L'architecture novatrice du roman de James Joyce bouleverse l'académisme antique de ses contemporains. Il va même jusqu'à inventer son propre vocabulaire en collant les mots pour en former d'autres et rendre son texte pratiquement illisible.
La musicalité de la narration est un des éléments essentiels du texte de James Joyce. On y retrouve son goût immodéré pour l'opéra, Verdi, Mozart, dont l'auteur sera un spectateur assidu, jusqu'à acheter des places pour voir huit ou dix fois d'affilé la même représentation. Dans « Ulysse », on retrouve ce chant, cette construction lyrique.
Extrait : Les Lotophages, épisode V.
Tellement chaud. Sa main droite une fois encore plus doucement passa sur son front et ses cheveux. Puis il remit son chapeau, soulagé : et repris sa lecture : mélange premier choix, provenant des meilleurs variétés de Ceylan. L'extrême orient. Un chouette coin que ça doit être : jardin du monde, grandes feuilles paresseuses sur lesquelles dériver, cactus, prairies en fleurs, lianes-serpents qu'ils les appellent. Va savoir si c'est vraiment comme ça ? ces Cingalais lambinant au soleil, dolce far niente. Ne remuant pas le petit doigt de la journée. Dorment six mois sur douze. Trop torride pour chercher querelle. Influence du climat. Léthargie. Fleurs de l'oisiveté.
« Ulysse » de James Joyce fait partie des romans dont la lecture ardue décourage nombre de lecteurs et c'est bien compréhensible, à croire que c'est un fait exprès. Jacques Aubert, spécialiste de Joyce recommande (source France Culture) :
1. Ne pas commencer par le début
2. Ne pas voir "Ulysse" comme un roman qu'il FAUT avoir lu. Il s'agit non pas de lire pour terminer un livre, mais de lire pour "faire acte de lecture"
3. Ne pas chercher à élucider toutes les allusions. le lecteur d'Ulysse doit donner plus d'importance à l'énonciation qu'aux énoncés.
4. le lire en anglais... si possible !
5. Comparer ses échecs de lecture et leur trouver des points communs. Pour sortir de ce "face à face mortifère entre le lecteur et l'oeuvre", il suggérait que celui qui se trouve en échec devant Ulysse tente de discerner, par rapport à d'autres textes ayant eu le même effet sur lui, à chercher ce qu'il y a de commun et de différent entre ces échecs de lecture.

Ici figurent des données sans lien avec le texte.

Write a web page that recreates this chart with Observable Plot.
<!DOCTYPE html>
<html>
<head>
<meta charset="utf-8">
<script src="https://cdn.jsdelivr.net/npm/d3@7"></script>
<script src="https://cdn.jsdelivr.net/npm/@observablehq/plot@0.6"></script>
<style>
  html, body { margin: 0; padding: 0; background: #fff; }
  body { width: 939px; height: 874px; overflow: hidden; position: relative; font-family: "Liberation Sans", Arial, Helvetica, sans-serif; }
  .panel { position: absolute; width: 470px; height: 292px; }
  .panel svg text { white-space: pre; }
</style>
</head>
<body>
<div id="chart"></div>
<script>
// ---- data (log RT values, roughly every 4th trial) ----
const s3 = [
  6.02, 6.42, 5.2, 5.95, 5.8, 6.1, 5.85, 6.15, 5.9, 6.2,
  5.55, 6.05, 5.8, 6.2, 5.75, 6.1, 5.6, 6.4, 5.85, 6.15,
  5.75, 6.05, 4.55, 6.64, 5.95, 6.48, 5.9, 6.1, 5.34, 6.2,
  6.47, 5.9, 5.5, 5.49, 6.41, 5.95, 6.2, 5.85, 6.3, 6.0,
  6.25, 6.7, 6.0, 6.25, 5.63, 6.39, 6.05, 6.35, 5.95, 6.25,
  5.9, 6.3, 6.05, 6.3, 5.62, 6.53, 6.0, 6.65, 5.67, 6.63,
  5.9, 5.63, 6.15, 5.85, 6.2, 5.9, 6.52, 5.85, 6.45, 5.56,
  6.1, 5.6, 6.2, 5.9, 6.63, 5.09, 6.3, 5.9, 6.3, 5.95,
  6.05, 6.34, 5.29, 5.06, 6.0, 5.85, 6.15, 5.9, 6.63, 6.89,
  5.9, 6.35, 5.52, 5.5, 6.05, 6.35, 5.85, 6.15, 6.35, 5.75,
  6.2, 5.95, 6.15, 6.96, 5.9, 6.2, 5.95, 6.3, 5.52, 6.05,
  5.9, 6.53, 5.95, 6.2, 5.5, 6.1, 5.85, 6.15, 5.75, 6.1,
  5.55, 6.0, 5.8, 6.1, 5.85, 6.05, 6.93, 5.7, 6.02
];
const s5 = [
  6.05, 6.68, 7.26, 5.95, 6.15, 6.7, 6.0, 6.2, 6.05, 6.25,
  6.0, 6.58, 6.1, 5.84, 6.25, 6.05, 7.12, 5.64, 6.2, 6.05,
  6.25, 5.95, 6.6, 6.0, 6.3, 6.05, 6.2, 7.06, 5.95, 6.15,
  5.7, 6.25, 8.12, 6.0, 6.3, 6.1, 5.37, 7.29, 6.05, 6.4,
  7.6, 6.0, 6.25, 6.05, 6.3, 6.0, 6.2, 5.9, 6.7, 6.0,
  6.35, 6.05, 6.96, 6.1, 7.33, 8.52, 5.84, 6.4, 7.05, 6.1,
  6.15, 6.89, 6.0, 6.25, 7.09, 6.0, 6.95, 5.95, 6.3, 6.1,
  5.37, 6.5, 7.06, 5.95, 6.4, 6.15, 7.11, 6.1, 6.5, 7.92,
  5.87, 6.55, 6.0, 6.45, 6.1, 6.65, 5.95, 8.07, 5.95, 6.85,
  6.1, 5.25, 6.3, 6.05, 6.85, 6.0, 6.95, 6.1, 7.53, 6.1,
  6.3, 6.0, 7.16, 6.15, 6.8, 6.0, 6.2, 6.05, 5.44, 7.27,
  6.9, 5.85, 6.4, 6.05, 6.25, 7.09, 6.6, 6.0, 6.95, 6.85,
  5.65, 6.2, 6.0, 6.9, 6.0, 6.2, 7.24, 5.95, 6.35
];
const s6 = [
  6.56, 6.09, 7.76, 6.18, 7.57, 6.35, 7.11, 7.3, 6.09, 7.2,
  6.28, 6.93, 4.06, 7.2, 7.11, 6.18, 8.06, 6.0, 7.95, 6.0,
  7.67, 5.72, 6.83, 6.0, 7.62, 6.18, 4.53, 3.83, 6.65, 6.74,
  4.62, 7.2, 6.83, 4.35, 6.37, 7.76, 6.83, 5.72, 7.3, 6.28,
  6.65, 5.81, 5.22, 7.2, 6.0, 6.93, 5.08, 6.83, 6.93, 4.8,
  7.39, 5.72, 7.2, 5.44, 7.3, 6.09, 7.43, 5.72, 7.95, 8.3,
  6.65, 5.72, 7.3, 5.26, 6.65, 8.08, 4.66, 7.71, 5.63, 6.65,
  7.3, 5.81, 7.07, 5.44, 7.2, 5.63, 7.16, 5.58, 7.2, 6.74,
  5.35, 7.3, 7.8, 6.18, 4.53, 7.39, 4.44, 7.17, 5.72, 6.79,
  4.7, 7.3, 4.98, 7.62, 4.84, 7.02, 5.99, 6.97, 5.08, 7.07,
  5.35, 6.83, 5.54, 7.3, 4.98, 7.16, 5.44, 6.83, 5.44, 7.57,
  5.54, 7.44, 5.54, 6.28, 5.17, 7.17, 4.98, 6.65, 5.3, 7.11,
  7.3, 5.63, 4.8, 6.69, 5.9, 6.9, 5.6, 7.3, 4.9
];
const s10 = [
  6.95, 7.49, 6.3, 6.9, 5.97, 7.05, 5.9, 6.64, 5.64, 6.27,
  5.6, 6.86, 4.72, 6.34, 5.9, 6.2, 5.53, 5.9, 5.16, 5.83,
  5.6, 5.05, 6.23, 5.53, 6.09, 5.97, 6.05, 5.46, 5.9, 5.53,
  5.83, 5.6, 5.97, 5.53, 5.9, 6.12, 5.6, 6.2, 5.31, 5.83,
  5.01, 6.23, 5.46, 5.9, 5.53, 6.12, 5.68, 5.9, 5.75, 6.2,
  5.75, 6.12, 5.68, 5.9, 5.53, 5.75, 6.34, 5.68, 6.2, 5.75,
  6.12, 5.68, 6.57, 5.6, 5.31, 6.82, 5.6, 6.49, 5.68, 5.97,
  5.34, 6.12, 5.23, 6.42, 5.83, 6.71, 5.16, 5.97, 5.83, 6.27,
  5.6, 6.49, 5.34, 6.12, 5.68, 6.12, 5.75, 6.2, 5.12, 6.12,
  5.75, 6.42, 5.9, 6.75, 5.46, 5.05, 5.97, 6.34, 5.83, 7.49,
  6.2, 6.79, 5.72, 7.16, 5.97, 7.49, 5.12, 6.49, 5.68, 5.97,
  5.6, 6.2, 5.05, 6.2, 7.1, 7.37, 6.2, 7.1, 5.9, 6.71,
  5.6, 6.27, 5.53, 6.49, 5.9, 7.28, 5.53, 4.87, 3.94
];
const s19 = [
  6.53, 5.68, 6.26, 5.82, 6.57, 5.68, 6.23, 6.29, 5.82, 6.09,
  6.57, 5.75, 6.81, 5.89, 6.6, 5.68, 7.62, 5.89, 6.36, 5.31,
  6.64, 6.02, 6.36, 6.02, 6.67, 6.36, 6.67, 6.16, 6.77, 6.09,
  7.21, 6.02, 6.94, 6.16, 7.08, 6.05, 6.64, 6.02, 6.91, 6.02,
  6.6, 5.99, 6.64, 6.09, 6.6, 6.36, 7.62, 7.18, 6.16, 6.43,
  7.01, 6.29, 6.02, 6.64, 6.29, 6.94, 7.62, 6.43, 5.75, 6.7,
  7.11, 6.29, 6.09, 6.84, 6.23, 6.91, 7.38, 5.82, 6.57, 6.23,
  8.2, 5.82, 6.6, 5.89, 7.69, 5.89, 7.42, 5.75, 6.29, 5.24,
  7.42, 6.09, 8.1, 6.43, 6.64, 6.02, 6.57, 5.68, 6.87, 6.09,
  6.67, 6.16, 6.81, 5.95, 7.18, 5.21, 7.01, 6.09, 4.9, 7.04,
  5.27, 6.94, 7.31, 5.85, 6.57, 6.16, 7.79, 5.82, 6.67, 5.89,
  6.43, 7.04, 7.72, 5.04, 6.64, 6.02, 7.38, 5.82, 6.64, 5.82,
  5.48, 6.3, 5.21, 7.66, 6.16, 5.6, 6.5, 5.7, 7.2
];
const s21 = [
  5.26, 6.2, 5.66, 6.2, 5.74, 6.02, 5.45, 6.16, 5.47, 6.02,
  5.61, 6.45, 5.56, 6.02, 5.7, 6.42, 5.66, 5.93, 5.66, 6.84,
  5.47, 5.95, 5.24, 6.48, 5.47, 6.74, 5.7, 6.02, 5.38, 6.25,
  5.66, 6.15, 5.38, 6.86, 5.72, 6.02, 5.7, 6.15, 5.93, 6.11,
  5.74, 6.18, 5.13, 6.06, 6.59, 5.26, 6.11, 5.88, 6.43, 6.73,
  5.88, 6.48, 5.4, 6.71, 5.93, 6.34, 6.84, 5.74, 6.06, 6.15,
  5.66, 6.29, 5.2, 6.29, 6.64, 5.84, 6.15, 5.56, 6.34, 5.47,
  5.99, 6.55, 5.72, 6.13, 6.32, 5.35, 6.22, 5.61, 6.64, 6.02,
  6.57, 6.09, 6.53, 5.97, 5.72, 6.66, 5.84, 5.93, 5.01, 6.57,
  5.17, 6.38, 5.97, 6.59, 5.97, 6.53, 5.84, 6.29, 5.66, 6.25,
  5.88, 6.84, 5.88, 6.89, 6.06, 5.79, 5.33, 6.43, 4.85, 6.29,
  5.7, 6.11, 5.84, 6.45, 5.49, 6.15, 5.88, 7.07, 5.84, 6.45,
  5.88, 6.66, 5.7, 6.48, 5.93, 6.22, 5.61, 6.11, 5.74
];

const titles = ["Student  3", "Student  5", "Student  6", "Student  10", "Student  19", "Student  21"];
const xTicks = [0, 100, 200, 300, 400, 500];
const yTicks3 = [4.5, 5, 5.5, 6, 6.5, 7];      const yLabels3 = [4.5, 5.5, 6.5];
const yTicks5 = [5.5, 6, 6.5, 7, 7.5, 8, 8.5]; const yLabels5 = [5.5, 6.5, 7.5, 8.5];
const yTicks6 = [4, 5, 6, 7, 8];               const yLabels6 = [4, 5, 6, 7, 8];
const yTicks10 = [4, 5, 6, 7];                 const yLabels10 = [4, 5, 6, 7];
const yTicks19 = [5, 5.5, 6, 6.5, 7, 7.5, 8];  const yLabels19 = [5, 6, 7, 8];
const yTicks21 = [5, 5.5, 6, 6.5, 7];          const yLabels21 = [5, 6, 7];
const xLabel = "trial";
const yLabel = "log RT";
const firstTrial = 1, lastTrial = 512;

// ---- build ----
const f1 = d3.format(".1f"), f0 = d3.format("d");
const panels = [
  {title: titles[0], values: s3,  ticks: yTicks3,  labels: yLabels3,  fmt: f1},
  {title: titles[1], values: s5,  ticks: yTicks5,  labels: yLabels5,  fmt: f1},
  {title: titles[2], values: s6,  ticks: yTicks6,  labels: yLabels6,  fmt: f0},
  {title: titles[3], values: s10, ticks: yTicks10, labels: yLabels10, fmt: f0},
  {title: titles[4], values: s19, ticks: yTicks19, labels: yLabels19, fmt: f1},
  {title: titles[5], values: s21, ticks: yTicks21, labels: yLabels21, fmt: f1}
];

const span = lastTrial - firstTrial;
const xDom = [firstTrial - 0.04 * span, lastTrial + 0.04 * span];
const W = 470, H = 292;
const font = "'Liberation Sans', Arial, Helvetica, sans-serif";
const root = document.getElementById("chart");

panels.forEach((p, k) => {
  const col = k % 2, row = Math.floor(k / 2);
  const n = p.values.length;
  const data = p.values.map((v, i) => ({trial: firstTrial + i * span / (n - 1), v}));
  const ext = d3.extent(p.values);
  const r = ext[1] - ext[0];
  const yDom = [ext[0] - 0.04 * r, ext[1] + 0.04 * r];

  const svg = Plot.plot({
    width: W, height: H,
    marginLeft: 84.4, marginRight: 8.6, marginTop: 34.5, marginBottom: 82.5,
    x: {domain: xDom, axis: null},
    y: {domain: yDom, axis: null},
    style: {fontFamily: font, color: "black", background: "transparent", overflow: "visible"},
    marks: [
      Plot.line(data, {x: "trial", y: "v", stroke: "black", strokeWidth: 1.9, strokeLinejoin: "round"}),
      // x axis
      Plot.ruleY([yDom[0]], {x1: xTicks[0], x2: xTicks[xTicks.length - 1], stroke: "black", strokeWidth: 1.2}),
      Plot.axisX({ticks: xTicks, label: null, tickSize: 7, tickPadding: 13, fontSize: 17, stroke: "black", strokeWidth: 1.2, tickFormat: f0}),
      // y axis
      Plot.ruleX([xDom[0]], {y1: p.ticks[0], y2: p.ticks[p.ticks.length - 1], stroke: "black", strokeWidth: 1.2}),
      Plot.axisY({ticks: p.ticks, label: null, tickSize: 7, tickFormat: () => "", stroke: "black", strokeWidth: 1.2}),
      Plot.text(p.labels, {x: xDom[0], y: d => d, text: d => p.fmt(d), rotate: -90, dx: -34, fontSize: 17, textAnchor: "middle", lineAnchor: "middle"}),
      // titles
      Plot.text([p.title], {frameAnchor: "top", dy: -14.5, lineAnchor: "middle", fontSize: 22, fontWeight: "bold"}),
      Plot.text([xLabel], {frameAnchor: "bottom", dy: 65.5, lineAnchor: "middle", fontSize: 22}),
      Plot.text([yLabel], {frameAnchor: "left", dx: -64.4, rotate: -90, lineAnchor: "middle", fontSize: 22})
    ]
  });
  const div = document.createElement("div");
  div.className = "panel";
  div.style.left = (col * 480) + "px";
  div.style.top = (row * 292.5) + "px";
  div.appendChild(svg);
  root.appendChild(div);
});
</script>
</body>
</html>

On ne rentre pas dans le roman de James Joyce comme dans une auberge. Il faut de l'humilité, de la réflexion et beaucoup de patience pour arriver à appréhender une fraction de la réflexion de l'auteur. Il a réécrit neuf fois son roman avant qu'il ne soit publié par la librairie parisienne « Shakespeare et compagnie » dirigée par Sylvia Beach, le 2 février 1922, jour de son anniversaire.

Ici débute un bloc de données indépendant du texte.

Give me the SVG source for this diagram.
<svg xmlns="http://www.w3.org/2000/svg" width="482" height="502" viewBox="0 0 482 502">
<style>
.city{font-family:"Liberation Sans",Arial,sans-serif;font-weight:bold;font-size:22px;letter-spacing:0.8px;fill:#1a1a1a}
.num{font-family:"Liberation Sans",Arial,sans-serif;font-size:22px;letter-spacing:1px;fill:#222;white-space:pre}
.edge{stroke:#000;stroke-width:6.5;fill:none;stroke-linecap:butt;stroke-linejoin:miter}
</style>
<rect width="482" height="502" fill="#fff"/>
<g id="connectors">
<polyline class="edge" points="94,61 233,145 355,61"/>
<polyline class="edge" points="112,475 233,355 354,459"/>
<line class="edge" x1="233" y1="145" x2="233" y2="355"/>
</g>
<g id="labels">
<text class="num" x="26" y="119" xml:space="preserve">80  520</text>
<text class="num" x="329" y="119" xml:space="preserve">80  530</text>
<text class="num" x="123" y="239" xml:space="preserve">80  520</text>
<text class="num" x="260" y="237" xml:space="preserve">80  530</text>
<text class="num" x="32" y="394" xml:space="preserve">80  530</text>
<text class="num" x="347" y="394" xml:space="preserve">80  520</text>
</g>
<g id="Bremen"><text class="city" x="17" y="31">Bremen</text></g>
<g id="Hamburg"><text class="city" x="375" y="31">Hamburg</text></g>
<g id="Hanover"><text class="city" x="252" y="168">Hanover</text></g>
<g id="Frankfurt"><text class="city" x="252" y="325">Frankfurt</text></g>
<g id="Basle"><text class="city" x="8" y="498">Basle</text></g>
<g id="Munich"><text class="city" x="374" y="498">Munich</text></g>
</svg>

Autre date emblématique, le 16 juin 1904, l'auteur rencontre Nora Barnacle qui deviendra son épouse. L'action d'« Ulysse » se déroule le même jour. le Blooms Day en Irlande, a lieu à cette date commémorative, et donne lieu à un festival de lectures d'extraits de l'oeuvre de James Joyce, les participants habillés dans les costumes du début du XXe siècle.
La lecture de « Ulysse » de James Joyce frôle souvent le calvaire mais heureusement tous les épisodes ne se valent pas. Après certains passages infernaux, un rayon de soleil peut parfois illuminer l'obscurité du propos de l'auteur. le dernier épisode, « Pénélope » est certainement le plus savoureux. Néanmoins, le surréalisme de l'écrivain fait de son oeuvre une véritable expérience éprouvante de lecture.
Traduction et édition sous la direction de Jacques Aubert.
Traduction de Jacques Aubert, Pascal Bataillard, Michel Cusin, Sylvie Doizelet, Patrick Drevet, Stuart Gilbert, Bernard Hoepffner, Valery Larbaud, Auguste Morel, Tiphaine Samoyault et Marie-Danièle Vors.
Editions Gallimard, Folio, 1659 pages.